Presuming the Biden administration wants its counter-ISIL aims to actually be about counter-ISIL — and not just an excuse to occupy part of Syria — the Biden team ought to get back to analytical and definitional basics. First and foremost, it should ask: What does it really mean to “defeat” ISIL in Syria? If we assume that ISIL cannot be totally eradicated in either Syria or Iraq, at what point is the organization “defeated” enough, at least for U.S. national security purposes?
Then there are other important questions that follow from that central definitional issue: What real threat does ISIL currently pose, either to the U.S. homeland or to America’s allies and friends? How thoroughly does “defeat” require the United States to degrade ISIL — does it need to disrupt the organization’s more developed functions like leadership cadres and external operations units, or does it have to work all the way down the ranks to Syrians planting roadside bombs and other local collaborators? If the answer is the former, those ISIL leaders and specialist cadres may not even be located in areas of U.S. troop presence in Syria — al-Baghdadi wasn’t. What kind of military footprint, then, does the United States need on the ground in Syria to pursue minimum counter-ISIL objectives?
Pursuing ISIL down to its lowermost tiers — going after small guerrilla units, clandestine urban cells, and local collaborators — is arguably more feasible in neighboring Iraq. So long as the United States and international partners can avoid a confrontation with local Iraqi paramilitaries, they can support the Iraqi state and security forces’ counter-ISIL efforts on a basically indefinite basis. That type of open-ended, full-scope counter-insurgency is less viable when working by, with, and through a controversial non-state actor like the Syrian Democratic Forces. In Syria, the United States also has to worry about local antibodies that include harassment by collocated Russian forces, Syrian government-encouraged “popular resistance,” and potential new Turkish military action. What the United States can accomplish in Syria, therefore, is likely not what it can accomplish in Iraq. U.S. policy aims ought to be calibrated accordingly.
In any case, it makes no sense to incorporate maximalist regime change and counter-Iran objectives into enduring defeat, as the Trump administration did. That is a surefire recipe for failure. And there is another question the Biden team should ask, if it is worried about “root causes”: What factors do we really think helped produce this iteration of ISIL? Because the organization seems, this time, to have been empowered mainly by the near-collapse of the Syrian state. That means the assumptions on which the Trump administration has based its definition of enduring defeat don’t even make sense in the narrowest counter-ISIL terms.

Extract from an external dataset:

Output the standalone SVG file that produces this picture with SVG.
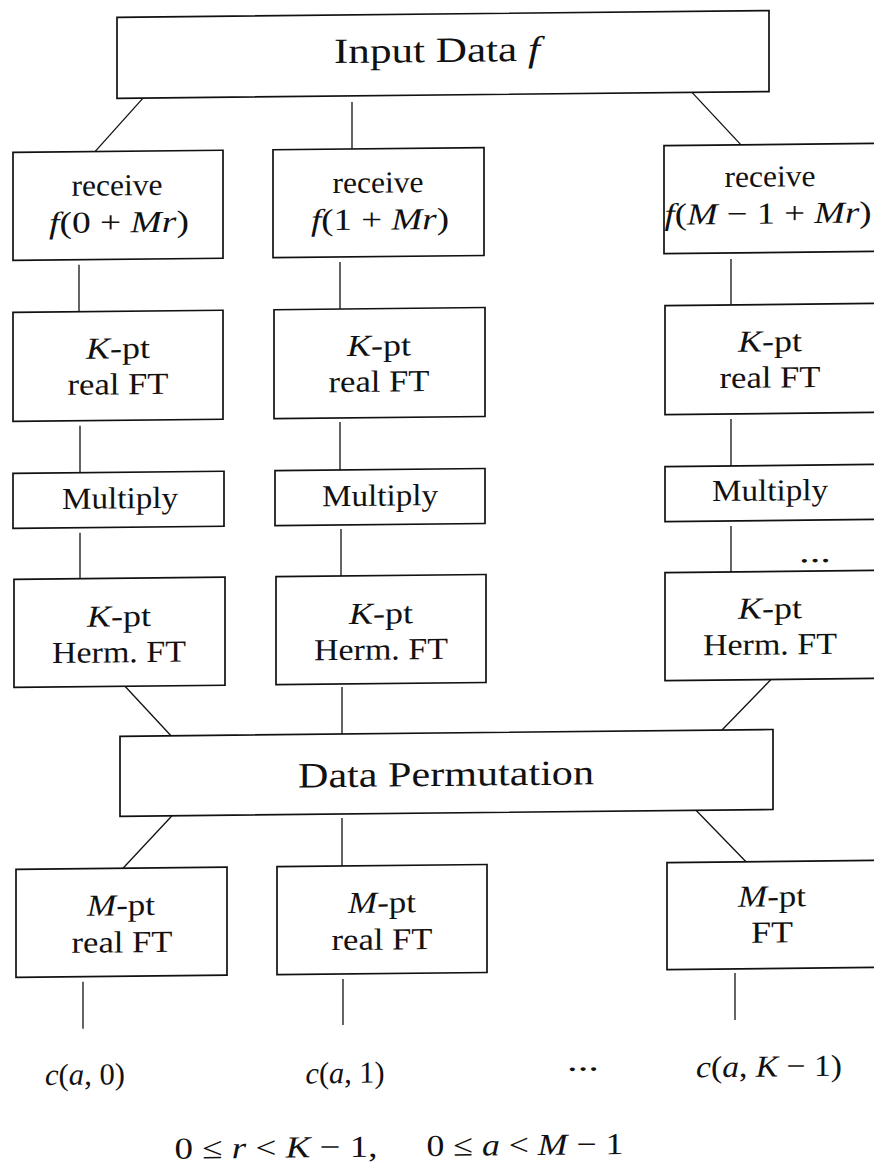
<svg xmlns="http://www.w3.org/2000/svg" width="874" height="1167" viewBox="0 0 874 1167">
  <style>
    .box { fill: #ffffff; stroke: #111111; stroke-width: 1.7; }
    .wire { stroke: #111111; stroke-width: 1.3; fill: none; }
    text { font-family: "Liberation Serif", "Times New Roman", serif; fill: #111111; text-anchor: middle; }
    .lg { font-size: 35.5px; }
    .sm { font-size: 30.5px; }
    .i { font-style: italic; }
  </style>
  <rect x="0" y="0" width="874" height="1167" fill="#ffffff"/>
  <!-- the whole page is scanned with a slight tilt -->
  <g transform="translate(0,4.59) skewY(-0.6)">
    <g id="connectors">
      <line class="wire" x1="143" y1="95" x2="95" y2="148"/>
      <line class="wire" x1="352" y1="101" x2="352" y2="148"/>
      <line class="wire" x1="692" y1="95" x2="741" y2="148"/>

      <line class="wire" x1="79" y1="261" x2="79" y2="308"/>
      <line class="wire" x1="340" y1="261" x2="340" y2="308"/>
      <line class="wire" x1="731" y1="262" x2="731" y2="308"/>

      <line class="wire" x1="80" y1="422" x2="80" y2="469"/>
      <line class="wire" x1="340" y1="421" x2="340" y2="469"/>
      <line class="wire" x1="731" y1="422" x2="731" y2="469"/>

      <line class="wire" x1="80" y1="529" x2="80" y2="575"/>
      <line class="wire" x1="341" y1="528" x2="341" y2="575"/>
      <line class="wire" x1="731" y1="529" x2="731" y2="575"/>

      <line class="wire" x1="125" y1="683" x2="171" y2="733"/>
      <line class="wire" x1="342" y1="686" x2="342" y2="733"/>
      <line class="wire" x1="771" y1="683" x2="722" y2="733"/>

      <line class="wire" x1="172" y1="813" x2="123" y2="865"/>
      <line class="wire" x1="342" y1="817" x2="342" y2="865"/>
      <line class="wire" x1="696" y1="813" x2="746" y2="865"/>

      <line class="wire" x1="83" y1="978" x2="83" y2="1025"/>
      <line class="wire" x1="343" y1="978" x2="343" y2="1024"/>
      <line class="wire" x1="735" y1="976" x2="735" y2="1023"/>
    </g>

    <g id="input">
      <rect class="box" x="117" y="14" width="652" height="81"/>
      <text class="lg" x="437" y="62" textLength="206" lengthAdjust="spacingAndGlyphs">Input Data <tspan class="i">f</tspan></text>
    </g>

    <g id="receive-0">
      <rect class="box" x="13" y="148" width="210" height="108"/>
      <text class="sm" x="117" y="192" textLength="91" lengthAdjust="spacingAndGlyphs">receive</text>
      <text class="sm" x="119" y="229" textLength="140" lengthAdjust="spacingAndGlyphs"><tspan class="i">f</tspan>(0 + <tspan class="i">Mr</tspan>)</text>
    </g>
    <g id="receive-1">
      <rect class="box" x="273" y="148" width="211" height="108"/>
      <text class="sm" x="378" y="192" textLength="91" lengthAdjust="spacingAndGlyphs">receive</text>
      <text class="sm" x="380" y="229" textLength="138" lengthAdjust="spacingAndGlyphs"><tspan class="i">f</tspan>(1 + <tspan class="i">Mr</tspan>)</text>
    </g>
    <g id="receive-last">
      <rect class="box" x="664" y="148" width="212" height="108"/>
      <text class="sm" x="770" y="190" textLength="91" lengthAdjust="spacingAndGlyphs">receive</text>
      <text class="sm" x="768" y="227" textLength="207" lengthAdjust="spacingAndGlyphs"><tspan class="i">f</tspan>(<tspan class="i">M</tspan> − 1 + <tspan class="i">Mr</tspan>)</text>
    </g>

    <g id="kpt-real-0">
      <rect class="box" x="13" y="308" width="210" height="109"/>
      <text class="sm" x="118" y="355" textLength="64" lengthAdjust="spacingAndGlyphs"><tspan class="i">K</tspan>-pt</text>
      <text class="sm" x="118" y="391" textLength="101" lengthAdjust="spacingAndGlyphs">real FT</text>
    </g>
    <g id="kpt-real-1">
      <rect class="box" x="274" y="308" width="211" height="109"/>
      <text class="sm" x="379" y="355" textLength="64" lengthAdjust="spacingAndGlyphs"><tspan class="i">K</tspan>-pt</text>
      <text class="sm" x="379" y="391" textLength="101" lengthAdjust="spacingAndGlyphs">real FT</text>
    </g>
    <g id="kpt-real-last">
      <rect class="box" x="665" y="308" width="211" height="109"/>
      <text class="sm" x="770" y="355" textLength="64" lengthAdjust="spacingAndGlyphs"><tspan class="i">K</tspan>-pt</text>
      <text class="sm" x="770" y="391" textLength="101" lengthAdjust="spacingAndGlyphs">real FT</text>
    </g>

    <g id="multiply-0">
      <rect class="box" x="13" y="469" width="211" height="55"/>
      <text class="sm" x="120" y="505" textLength="116" lengthAdjust="spacingAndGlyphs">Multiply</text>
    </g>
    <g id="multiply-1">
      <rect class="box" x="275" y="469" width="210" height="55"/>
      <text class="sm" x="380" y="505" textLength="116" lengthAdjust="spacingAndGlyphs">Multiply</text>
    </g>
    <g id="multiply-last">
      <rect class="box" x="665" y="469" width="211" height="55"/>
      <text class="sm" x="770" y="504" textLength="116" lengthAdjust="spacingAndGlyphs">Multiply</text>
      <text class="sm" x="815" y="566" textLength="32" lengthAdjust="spacingAndGlyphs">...</text>
    </g>

    <g id="kpt-herm-0">
      <rect class="box" x="14" y="575" width="211" height="108"/>
      <text class="sm" x="119" y="623" textLength="64" lengthAdjust="spacingAndGlyphs"><tspan class="i">K</tspan>-pt</text>
      <text class="sm" x="119" y="659" textLength="134" lengthAdjust="spacingAndGlyphs">Herm. FT</text>
    </g>
    <g id="kpt-herm-1">
      <rect class="box" x="276" y="575" width="210" height="108"/>
      <text class="sm" x="381" y="623" textLength="64" lengthAdjust="spacingAndGlyphs"><tspan class="i">K</tspan>-pt</text>
      <text class="sm" x="381" y="659" textLength="134" lengthAdjust="spacingAndGlyphs">Herm. FT</text>
    </g>
    <g id="kpt-herm-last">
      <rect class="box" x="665" y="575" width="211" height="108"/>
      <text class="sm" x="770" y="622" textLength="64" lengthAdjust="spacingAndGlyphs"><tspan class="i">K</tspan>-pt</text>
      <text class="sm" x="770" y="658" textLength="134" lengthAdjust="spacingAndGlyphs">Herm. FT</text>
    </g>

    <g id="permutation">
      <rect class="box" x="120" y="733" width="653" height="80"/>
      <text class="lg" x="446" y="786" textLength="296" lengthAdjust="spacingAndGlyphs">Data Permutation</text>
    </g>

    <g id="mpt-real-0">
      <rect class="box" x="16" y="865" width="211" height="108"/>
      <text class="sm" x="121" y="912" textLength="68" lengthAdjust="spacingAndGlyphs"><tspan class="i">M</tspan>-pt</text>
      <text class="sm" x="122" y="949" textLength="101" lengthAdjust="spacingAndGlyphs">real FT</text>
    </g>
    <g id="mpt-real-1">
      <rect class="box" x="277" y="865" width="210" height="108"/>
      <text class="sm" x="382" y="912" textLength="68" lengthAdjust="spacingAndGlyphs"><tspan class="i">M</tspan>-pt</text>
      <text class="sm" x="382" y="949" textLength="101" lengthAdjust="spacingAndGlyphs">real FT</text>
    </g>
    <g id="mpt-last">
      <rect class="box" x="667" y="865" width="209" height="107"/>
      <text class="sm" x="772" y="910" textLength="68" lengthAdjust="spacingAndGlyphs"><tspan class="i">M</tspan>-pt</text>
      <text class="sm" x="772" y="946" textLength="42" lengthAdjust="spacingAndGlyphs">FT</text>
    </g>

    <g id="outputs">
      <text class="sm" x="85" y="1081" textLength="80" lengthAdjust="spacingAndGlyphs"><tspan class="i">c</tspan>(<tspan class="i">a</tspan>, 0)</text>
      <text class="sm" x="345" y="1082" textLength="79" lengthAdjust="spacingAndGlyphs"><tspan class="i">c</tspan>(<tspan class="i">a</tspan>, 1)</text>
      <text class="sm" x="583" y="1072" textLength="32" lengthAdjust="spacingAndGlyphs">...</text>
      <text class="sm" x="769" y="1080" textLength="146" lengthAdjust="spacingAndGlyphs"><tspan class="i">c</tspan>(<tspan class="i">a</tspan>, <tspan class="i">K</tspan> − 1)</text>
    </g>

    <g id="ranges">
      <text class="sm" x="276" y="1156" textLength="203" lengthAdjust="spacingAndGlyphs">0 ≤ <tspan class="i">r</tspan> &lt; <tspan class="i">K</tspan> − 1,</text>
      <text class="sm" x="525" y="1156" textLength="197" lengthAdjust="spacingAndGlyphs">0 ≤ <tspan class="i">a</tspan> &lt; <tspan class="i">M</tspan> − 1</text>
    </g>
  </g>
</svg>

So, what type of counter-ISIL objectives can the United States really accomplish now in Syria? And what to call them — enduring defeat, or something new?
The United States has few attractive options now in Syria. Realistically, the Biden administration may now face a choice between an indefinite half-in, half-out military presence in northeast Syria and a withdrawal that leaves America’s local counter-ISIL partners to waiting predators.
Still, the first step to rationalizing counter-ISIL efforts in Syria, and U.S. Syria policy broadly, is more realistically defining what the United States hopes to achieve. The Trump administration’s enduring defeat is a mirage — it’s time to come back to reality.